You may think of the writer’s move as being a strategic
decision; one that’s designed to woo the audience to his side. In fact, as
you’ll see when you read the column, May is proceeding by playing dove while at
the same time describing his “socialist globalist foes” as being progressive
hawks. This being a reversal of the image that had been perceived by the public
during the decades, it says that Clifford May has decided to be correct and appreciated
rather that wrong and feared.
Clifford May’s column came under the title, “COP27
indictment: Americans are climate criminals and must pay,” and was published on
November 29, 2022 in The Washington Times. Calling the Americans climate criminals
in the title, is explained in the text as indicting America and other wealthy
nations for crimes committed against the climate.
To develop his argument, May relied this time on a style
of writing he seldom, if ever, used before: it is the analogy that tells the
story in a nutshell. He should be praised for that, but this does not mean I
cannot point out that the analogy is missing something—a small something to be
sure. It is that the caveman in the story had the option of lighting the fire outside
the cave in which case it would not have bothered his neighbors. Today, we all
live in one planetary cave without the luxury of an outside where those who are
bothered by the smoke and the other derivatives can escape.
To some people, that difference amounts to a small inconvenience,
but seen by an increasing number of people as potentially carrying massive
implications for the future — which is what the debate on climate change is all
about. And so, taking one side of the argument, Clifford May started to make
his point by stating realities that cannot be refuted. Here they are:
“A few millenniums
later [fossil fuels] began powering locomotives, steamships and internal
combustion engines, and new products and services were created on a scale
previously unimaginable. There is a well known link between energy and wealth.
Because Americans and Europeans first worked that out on an industrial scale,
they benefited first and foremost. If developing countries are to develop, they
must have affordable and abundant energy. There’s no other way”.
This shows that the writer is aware of the two planks
that make up the debate about climate change. One plank concerns the discomfort
of having to live with a climate that’s changing for the worse. The other plank
concerns the difficulty in prospering materially while operating in a climate
that’s deteriorating.
And this is what prompted the writer to delve into a
discussion about solutions which, in theory, could serve the two planks
simultaneously. Here is how he stated that possibility: “Can’t renewables —
wind and solar power — substitute for fossil fuels? No, not in the near term.
The wind doesn’t always blow, the sun doesn’t always shine, and batteries
capable of storing large amounts of energy do not yet exist”.

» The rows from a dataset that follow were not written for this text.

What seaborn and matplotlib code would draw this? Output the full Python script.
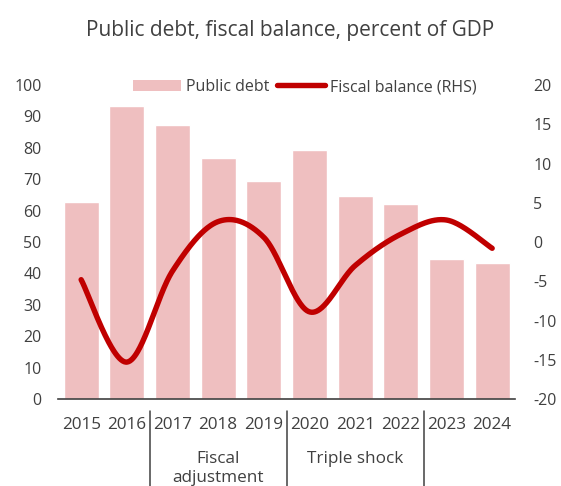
import numpy as np
import pandas as pd
import matplotlib
matplotlib.use("Agg")
import matplotlib.pyplot as plt
import seaborn as sns
from matplotlib.patches import Patch
from matplotlib.lines import Line2D
from matplotlib import transforms

# ---- data ----
years = ["2015", "2016", "2017", "2018", "2019", "2020", "2021", "2022", "2023", "2024"]
public_debt = [62.6, 93.4, 87.2, 76.8, 69.4, 79.2, 64.6, 62.2, 44.6, 43.4]
fiscal_balance = [-4.8, -15.3, -3.7, 2.6, 0.6, -8.9, -3.0, 1.0, 2.8, -0.8]
period_labels = ["Fiscal\nadjustment", "Triple shock"]
period_centers = [3, 6]
period_breaks = [1.5, 4.5, 7.5]
left_ticks = [0, 10, 20, 30, 40, 50, 60, 70, 80, 90, 100]
right_ticks = [-20, -15, -10, -5, 0, 5, 10, 15, 20]

BAR_COLOR = "#EFBFC0"
LINE_COLOR = "#C00000"
TEXT_COLOR = "#404040"

sns.set_theme(style="white")
plt.rcParams["font.family"] = ["Open Sans", "DejaVu Sans"]


def smooth_curve(xs, ys, n=60):
    """Cubic Bezier smoothing through every point (Catmull-Rom style tangents)."""
    pts = np.column_stack([xs, ys]).astype(float)
    padded = np.vstack([pts[0], pts, pts[-1]])
    t = np.linspace(0, 1, n)[:, None]
    pieces = []
    for i in range(len(pts) - 1):
        p0, p1, p2, p3 = padded[i], padded[i + 1], padded[i + 2], padded[i + 3]
        c1 = p1 + (p2 - p0) / 6.0
        c2 = p2 - (p3 - p1) / 6.0
        seg = (1 - t) ** 3 * p1 + 3 * (1 - t) ** 2 * t * c1 + 3 * (1 - t) * t ** 2 * c2 + t ** 3 * p2
        pieces.append(seg if i == 0 else seg[1:])
    return np.vstack(pieces)


fig = plt.figure(figsize=(5.61, 4.86), dpi=100)
ax = fig.add_axes([58.3 / 561, 87 / 486, (515 - 58.3) / 561, (399 - 85) / 486])

df = pd.DataFrame({"year": years, "debt": public_debt})
sns.barplot(data=df, x="year", y="debt", color=BAR_COLOR, saturation=1,
            width=0.77, ax=ax, zorder=2)
ax.set_xlim(-0.5, len(years) - 0.5)
ax.set_ylim(0, 100)
ax.set_yticks(left_ticks)
ax.set_xlabel("")
ax.set_ylabel("")
for side in ["top", "right", "left"]:
    ax.spines[side].set_visible(False)
ax.spines["bottom"].set_color(TEXT_COLOR)
ax.spines["bottom"].set_linewidth(1.2)
ax.spines["bottom"].set_zorder(5)
ax.tick_params(axis="y", length=0, labelsize=11.5, labelcolor=TEXT_COLOR, pad=12)
ax.tick_params(axis="x", length=0, labelsize=12.3, labelcolor=TEXT_COLOR, pad=13)

# fiscal balance on the right-hand axis
ax2 = ax.twinx()
curve = smooth_curve(np.arange(len(years)), fiscal_balance)
ax2.plot(curve[:, 0], curve[:, 1], color=LINE_COLOR, lw=3.9,
         solid_capstyle="round", solid_joinstyle="round")
ax2.set_ylim(-20, 20)
ax2.set_yticks(right_ticks)
ax2.set_yticklabels([str(v) for v in right_ticks])
for side in ax2.spines:
    ax2.spines[side].set_visible(False)
ax2.tick_params(axis="y", length=0, labelsize=11.5, labelcolor=TEXT_COLOR, pad=13)
ax2.grid(False)
ax.grid(False)

# period brackets under the year labels
blend = transforms.blended_transform_factory(ax.transData, fig.transFigure)
for xb in period_breaks:
    ax.add_line(Line2D([xb, xb], [1 - 410.5 / 486, 0], transform=blend,
                       color=TEXT_COLOR, lw=1.1, clip_on=False))
for label, xc in zip(period_labels, period_centers):
    ax.text(xc, 1 - 451 / 486, label, transform=blend, ha="center", va="top",
            fontsize=12.3, color=TEXT_COLOR, linespacing=1.25, multialignment="center")

# title
fig.text(290 / 561, 1 - 36 / 486, "Public debt, fiscal balance, percent of GDP",
         ha="center", va="baseline", fontsize=15, color=TEXT_COLOR)

# legend
handles = [Patch(facecolor=BAR_COLOR, edgecolor="none"),
           Line2D([0], [0], color=LINE_COLOR, lw=3.9, solid_capstyle="round")]
fig.legend(handles, ["Public debt", "Fiscal balance (RHS)"], loc="center",
           bbox_to_anchor=(304.7 / 561, 1 - 87 / 486), ncol=2, frameon=False,
           fontsize=11.5, labelcolor=TEXT_COLOR, handlelength=3.0,
           handleheight=0.75, handletextpad=0.3, columnspacing=0.5)

fig.savefig("out.png", dpi=100)
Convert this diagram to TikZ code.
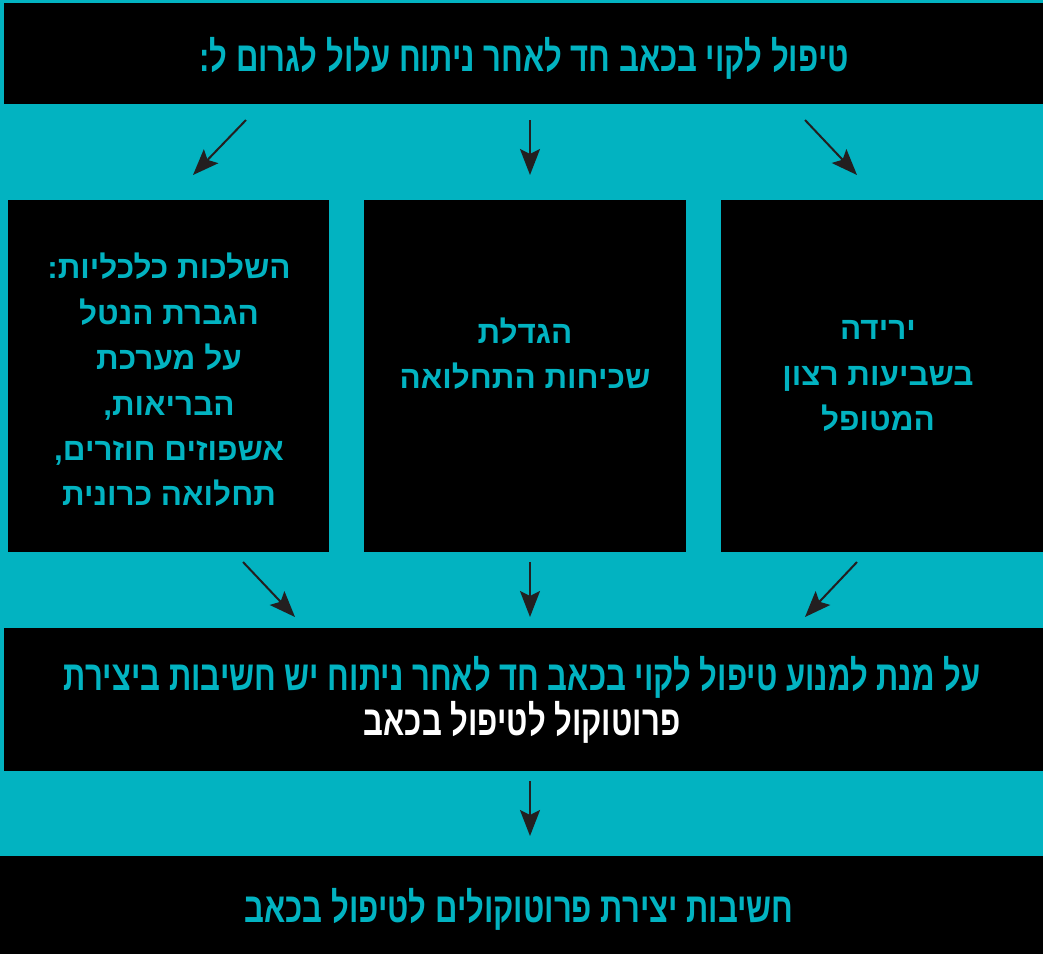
\documentclass[tikz,border=0pt]{standalone}
\usepackage{fontspec}
\usetikzlibrary{arrows.meta}
\TeXXeTstate=1
\newfontfamily\hebbox[Script=Hebrew]{Liberation Sans}
\newfontfamily\hebcond[Script=Hebrew,FakeStretch=0.74]{Liberation Sans}
\newcommand{\rtlln}[1]{\beginR #1\endR}
\definecolor{tealc}{HTML}{02B3C1}
\definecolor{arr}{HTML}{231F20}
\begin{document}
\begin{tikzpicture}[x=1pt,y=-1pt,
  blk/.style={fill=black,draw=none,inner sep=0pt,outer sep=0pt},
  condtxt/.style={inner sep=0pt,align=center,text=tealc,font=\hebcond\bfseries\fontsize{42}{45}\selectfont},
  boxtxt/.style={inner sep=0pt,align=center,text=tealc,font=\hebbox\bfseries\fontsize{31.5}{45.4}\selectfont},
  arrw/.style={draw=arr,line width=2pt,-{Stealth[length=26pt,width=20pt,inset=5pt]}}]
\useasboundingbox (0,0) rectangle (1043,954);
\fill[tealc] (0,0) rectangle (1043,954);
% boxes
\node[blk,minimum width=1039pt,minimum height=101pt] (top) at (523.5,53.5) {};
\node[blk,minimum width=321pt,minimum height=352pt] (L) at (168.5,376) {};
\node[blk,minimum width=322pt,minimum height=352pt] (M) at (525,376) {};
\node[blk,minimum width=322pt,minimum height=352pt] (R) at (882,376) {};
\node[blk,minimum width=1039pt,minimum height=143pt] (mid) at (523.5,699.5) {};
\node[blk,minimum width=1043pt,minimum height=98pt] (bot) at (521.5,905) {};
% texts
\node[condtxt] (ttop) at (524,58) {\rtlln{טיפול לקוי בכאב חד לאחר ניתוח עלול לגרום ל:}};
\node[boxtxt] (tL) at (169,380) {\rtlln{השלכות כלכליות:}\\\rtlln{הגברת הנטל}\\\rtlln{על מערכת}\\\rtlln{הבריאות,}\\\rtlln{אשפוזים חוזרים,}\\\rtlln{תחלואה כרונית}};
\node[boxtxt] (tM) at (525,353.5) {\rtlln{הגדלת}\\\rtlln{שכיחות התחלואה}};
\node[boxtxt] (tR) at (878,376) {\rtlln{ירידה}\\\rtlln{בשביעות רצון}\\\rtlln{המטופל}};
\node[condtxt] (tmid) at (522,700) {\rtlln{על מנת למנוע טיפול לקוי בכאב חד לאחר ניתוח יש חשיבות ביצירת}\\\textcolor{white}{\rtlln{פרוטוקול לטיפול בכאב}}};
\node[condtxt] (tbot) at (519,909) {\rtlln{חשיבות יצירת פרוטוקולים לטיפול בכאב}};
% arrow end points
\coordinate (a1s) at (246,120); \coordinate (a1e) at (193,175);
\coordinate (a2s) at (530,120); \coordinate (a2e) at (530,175);
\coordinate (a3s) at (805,120); \coordinate (a3e) at (857,175);
\coordinate (b1s) at (243,562); \coordinate (b1e) at (295,617);
\coordinate (b2s) at (530,562); \coordinate (b2e) at (530,617);
\coordinate (b3s) at (857,562); \coordinate (b3e) at (805,617);
\coordinate (cs) at (530,781); \coordinate (ce) at (530,836);
\draw[arrw] (a1s) -- (a1e);
\draw[arrw] (a2s) -- (a2e);
\draw[arrw] (a3s) -- (a3e);
\draw[arrw] (b1s) -- (b1e);
\draw[arrw] (b2s) -- (b2e);
\draw[arrw] (b3s) -- (b3e);
\draw[arrw] (cs) -- (ce);
\end{tikzpicture}
\end{document}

Yes, large capacity batteries would be needed to store
energy when the wind blows and the sun shines for use when the wind does not
blow and the sun disappears. But the one ingenious thing that physics has done
is that it made energy convertible from one state to another in myriad of ways:
Mechanical, electrical, potential, hydraulic and what have you.
Believe it or not, a new idea would make use of the elevator
principle. That is, when there is sunshine and/or wind, the electricity
generated is used to raise tons of concrete hundreds of feet up in the air. This
is converting electricity into a potential energy that can later be turned back
into electricity by letting the descending (falling) concrete run an electric
generator.
A similar old idea that is actually adopted in the
Northern European countries, makes use of the excess electricity produced at
night when the country is asleep, to pump the water of the hydroelectric
station from the foot of the fall back up into the lake so that it can be reused
when the country wakes up, turns on the lights and runs the industrial machines.
More practically than all of this, and better suited to
serve the developing countries, is the idea of converting all kinds of
naturally produced energies into electricity that immediately converts itself
into a gaseous fuel. Compressed into a
fluid that can be stored as easily as the butane gas that’s powering your barbecue,
that fuel is hydrogen, hereinafter called Green Hydrogen.
And while we’re at it, the same principles, same
machinery and same installations are used to produce Green Ammonia, a valuable
commodity used to increase the production of food.
Given that most underdeveloped countries are situated in
zones where the sun shines brighter and more often than the other places, the
drive to build installations for the production of green energy, green hydrogen
and green ammonia, is in full swing.